Chinese entry to diversify PSX’s product portfolios
KARACHI: Chinese entry into the Pakistan stock market is expected to diversify the bourse product portfolios, which are currently attractive to minuscule 0.2 percent of the country’s population, an analyst said on Friday.
“We believe the new manager will take immediate steps to improve the operations as the PSX (Pakistan Stock Exchange) lags behind its regional peers in terms of products, technology and trading activity,” said Zeeshan Afzal, analyst at Insight Securities in a report released on Friday. “The transition will result in improved general public confidence over the exchange as well as possibility of cross-listing.” On Thursday, a consortium of foreign and local investors won their bid to acquire 40 percent strategic stake in the PSX against Rs8.96 billion ($85 million). China Financial Futures Exchange Company Limited, Shanghai Stock Exchange and Shenzhen Stock Exchange (SSE) will hold 30 percent, while Pak-China Investment Company Limited and Habib Bank Limited each bought five percent stake in the bourse.

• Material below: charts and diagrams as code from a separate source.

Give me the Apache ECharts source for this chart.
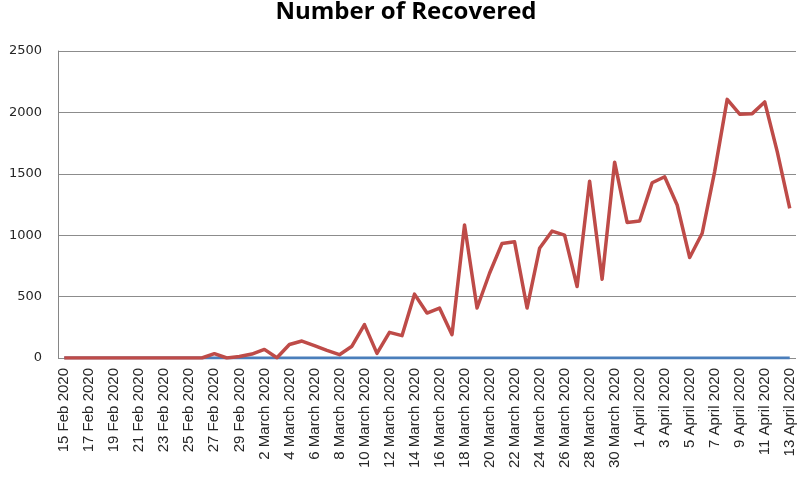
<!DOCTYPE html>
<html>
<head>
<meta charset="utf-8">
<script src="https://cdn.jsdelivr.net/npm/echarts@6/dist/echarts.min.js"></script>
<style>
html,body{margin:0;padding:0;background:#fff;}
#chart{width:800px;height:482px;}
</style>
</head>
<body>
<div id="chart"></div>
<script>
const titleText = "Number of Recovered";
const dates = [
  "15 Feb 2020","16 Feb 2020","17 Feb 2020","18 Feb 2020","19 Feb 2020","20 Feb 2020","21 Feb 2020","22 Feb 2020",
  "23 Feb 2020","24 Feb 2020","25 Feb 2020","26 Feb 2020","27 Feb 2020","28 Feb 2020","29 Feb 2020",
  "1 March 2020","2 March 2020","3 March 2020","4 March 2020","5 March 2020","6 March 2020","7 March 2020",
  "8 March 2020","9 March 2020","10 March 2020","11 March 2020","12 March 2020","13 March 2020","14 March 2020",
  "15 March 2020","16 March 2020","17 March 2020","18 March 2020","19 March 2020","20 March 2020","21 March 2020",
  "22 March 2020","23 March 2020","24 March 2020","25 March 2020","26 March 2020","27 March 2020","28 March 2020",
  "29 March 2020","30 March 2020","31 March 2020",
  "1 April 2020","2 April 2020","3 April 2020","4 April 2020","5 April 2020","6 April 2020","7 April 2020",
  "8 April 2020","9 April 2020","10 April 2020","11 April 2020","12 April 2020","13 April 2020"
];
const recovered = [
  0,0,0,0,0,0,0,0,0,0,0,0,35,0,12,
  32,70,2,110,138,100,62,27,96,272,38,209,182,520,366,407,190,1083,407,690,933,946,407,893,1033,1000,582,1440,642,1595,1104,
  1115,1427,1476,1246,818,1016,1520,2106,1985,1990,2085,1680,1219
];
const baseline = [
  0,0,0,0,0,0,0,0,0,0,0,0,0,0,0,
  0,0,0,0,0,0,0,0,0,0,0,0,0,0,0,0,0,0,0,0,0,0,0,0,0,0,0,0,0,0,0,
  0,0,0,0,0,0,0,0,0,0,0,0,0
];
const yTicks = [0, 500, 1000, 1500, 2000, 2500];

const chart = echarts.init(document.getElementById('chart'), null, {renderer: 'canvas'});
chart.setOption({
  animation: false,
  backgroundColor: '#ffffff',
  title: {
    text: titleText,
    left: 406,
    top: 0,
    padding: 0,
    textAlign: 'center',
    textStyle: {fontFamily: 'Open Sans', fontWeight: 'bold', fontSize: 24, color: '#000'}
  },
  grid: {left: 58, right: 4, top: 51, bottom: 124, containLabel: false},
  xAxis: {
    type: 'category',
    data: dates,
    boundaryGap: true,
    axisLine: {show: false},
    axisTick: {show: false},
    axisLabel: {
      interval: 1, rotate: 90, margin: 10,
      fontFamily: 'Liberation Sans', fontSize: 15, color: '#262626'
    },
    splitLine: {show: false}
  },
  yAxis: {
    type: 'value',
    min: yTicks[0], max: yTicks[yTicks.length-1], interval: 500,
    axisLine: {show: true, lineStyle: {color: '#868686', width: 1}},
    axisTick: {show: false},
    axisLabel: {margin: 16, fontFamily: 'DejaVu Sans', fontSize: 13, color: '#262626',
      formatter: function (v) { return String(v); }},
    splitLine: {show: true, lineStyle: {color: '#8c8c8c', width: 1}}
  },
  series: [
    {
      name: 'Baseline', type: 'line', data: baseline, showSymbol: false, symbol: 'none',
      lineStyle: {color: '#4A7EBB', width: 3}, itemStyle: {color: '#4A7EBB'}, z: 2
    },
    {
      name: 'Recovered', type: 'line', data: recovered, showSymbol: false, symbol: 'none',
      lineStyle: {color: '#BE4B48', width: 3.5, join: 'round'}, itemStyle: {color: '#BE4B48'}, z: 3
    }
  ]
});
</script>
</body>
</html>
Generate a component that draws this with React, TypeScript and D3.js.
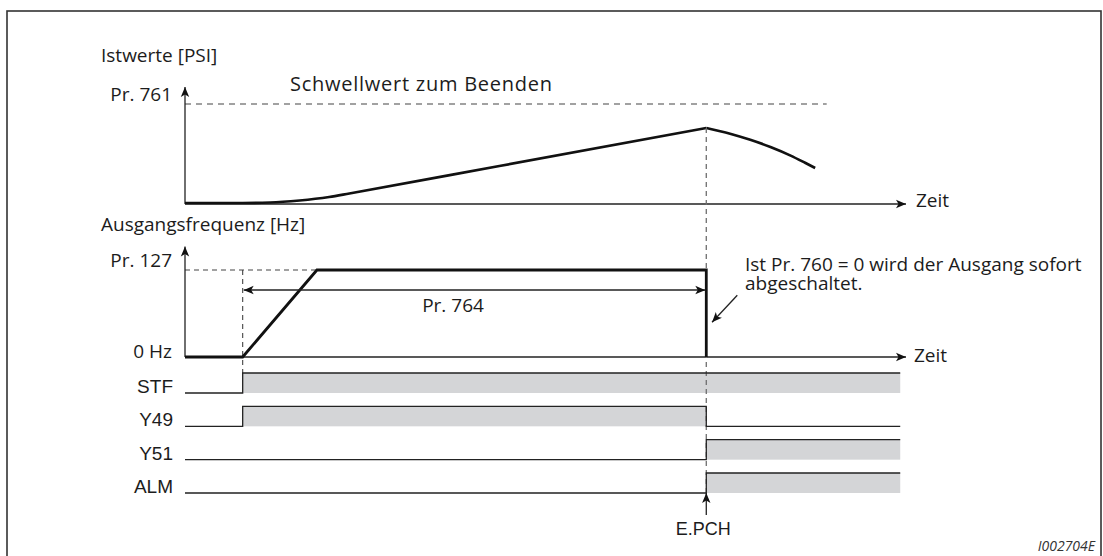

SSE is the world’s fourth biggest stock exchange in terms of market capitalisation with 7,631 listed securities and 168 million trading accounts. Total market capitalization of the exchange is estimated at $6.6 trillion. The market offers trading products, including stocks, bonds, repo bonds, futures and options. In 2015, stocks contributed 50 percent to the total turnover of SSE, while bonds and ETFs and other funds contributed 46 percent and four percent, respectively. However, option contracts have negligible trading value as they were introduced in the last year.
Pakistan’s equity market offers staggering 40 percent return. Trust deficit and small products basket are what analysts termed as the reasons behind uninspiring investor interest in stocks.
“Pakistan stock market penetration stands at meager 0.2 percent as compared to two percent in India, eight percent in Malaysia and 13 percent in China,” said Afzal. “The bourse presently offers only stocks and futures, while, there is no concept of derivatives and exchange trade funds (ETFs).”
In India, options and futures volumes are around 15 times of stock traded value compared to Pakistan’s 0.3 times. India, Korea and Hong Kong come at the top of the table in terms of derivative instruments with $11.4 trillion, $2.5 trillion and $0.5 trillion of annual notional turnover, respectively.
Afzal said the absence of derivatives, like options, bonds and ETFs weakened the capability of the equity market – seeing 80 percent of all the transactions in cash – to sustain the pressure of foreign selling.
“Lack of liquidity at the PSX has been a major concern for foreign investors over the past decades due to fewer derivatives,” he said. “The market has been unable to absorb foreign selloffs.”